All Hat, No Cattle

Just as I thought I'd lose my own mind living 24/7 with a mother who resembles a docile two-year-old, my sister rescued me and took me on a tour my last day in Oklahoma.

First we visited Dewey, an old-time small town with a cluster of antique stores where I shot some photos for my other blog.

Yocham's is all tricked out to look positively pioneerish

Then we hit the highway toward Tucson to make a must-see stop at Yocham's, a well-known western gear store, still the place to buy and repair tack and saddles.

But the Yocham's folks saw where the big bucks are (not in the pockets of real cowboys) so now half the store has morphed into a fancy showroom for the faux cowboy set.


We're talking major display of dead animals, wild and domesticated, from hides to horns to the entire critter stuffed and mounted on the walls or posed dramatically, like this bobcat trying to catch a pheasant.

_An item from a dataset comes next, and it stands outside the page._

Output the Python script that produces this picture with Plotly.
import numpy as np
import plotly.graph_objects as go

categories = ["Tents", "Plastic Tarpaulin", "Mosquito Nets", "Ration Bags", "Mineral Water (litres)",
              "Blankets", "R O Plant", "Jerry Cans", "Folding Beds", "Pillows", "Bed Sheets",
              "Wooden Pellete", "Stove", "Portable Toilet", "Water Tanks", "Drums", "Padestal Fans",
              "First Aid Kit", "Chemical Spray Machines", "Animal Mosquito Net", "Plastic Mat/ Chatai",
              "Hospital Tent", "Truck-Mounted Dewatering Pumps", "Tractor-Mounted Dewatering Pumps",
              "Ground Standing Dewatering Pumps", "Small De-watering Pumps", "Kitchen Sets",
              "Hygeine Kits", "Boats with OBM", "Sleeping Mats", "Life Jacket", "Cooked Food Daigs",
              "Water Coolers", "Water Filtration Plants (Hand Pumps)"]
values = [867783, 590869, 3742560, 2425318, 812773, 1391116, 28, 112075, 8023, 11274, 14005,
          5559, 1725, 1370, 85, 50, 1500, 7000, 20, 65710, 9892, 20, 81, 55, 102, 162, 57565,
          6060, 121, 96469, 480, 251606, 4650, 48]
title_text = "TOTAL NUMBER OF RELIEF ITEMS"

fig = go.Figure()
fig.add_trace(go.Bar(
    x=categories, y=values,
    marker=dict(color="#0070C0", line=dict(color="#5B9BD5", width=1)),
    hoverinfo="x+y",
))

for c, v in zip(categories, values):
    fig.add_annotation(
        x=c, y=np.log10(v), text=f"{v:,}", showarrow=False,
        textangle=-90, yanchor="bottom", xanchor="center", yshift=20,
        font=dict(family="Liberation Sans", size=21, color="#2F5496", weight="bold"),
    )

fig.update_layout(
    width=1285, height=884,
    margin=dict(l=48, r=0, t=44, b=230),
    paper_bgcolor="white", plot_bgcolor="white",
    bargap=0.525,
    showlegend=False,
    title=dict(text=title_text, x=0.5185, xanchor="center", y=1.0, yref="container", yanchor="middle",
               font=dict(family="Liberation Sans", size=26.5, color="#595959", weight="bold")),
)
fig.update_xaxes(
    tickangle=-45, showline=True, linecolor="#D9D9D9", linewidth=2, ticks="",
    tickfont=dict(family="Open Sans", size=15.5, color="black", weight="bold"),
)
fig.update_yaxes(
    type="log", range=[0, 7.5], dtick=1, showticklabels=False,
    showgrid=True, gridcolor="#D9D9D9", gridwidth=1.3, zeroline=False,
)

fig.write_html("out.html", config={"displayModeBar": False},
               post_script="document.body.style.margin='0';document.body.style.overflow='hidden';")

Looks pretty good except for the flourescent lights and acoustic tile ceiling...


When you're ready for the western look you spiff up with ironed jeans, fancy new boots and a $500 cowboy hat, buy a little ranchito, and blow a few thousand at Yocham's to pimp it out with these fancy fixins.


Is it just me, or is it ludicrously bad taste to hang a price tag on a dead steer's ear?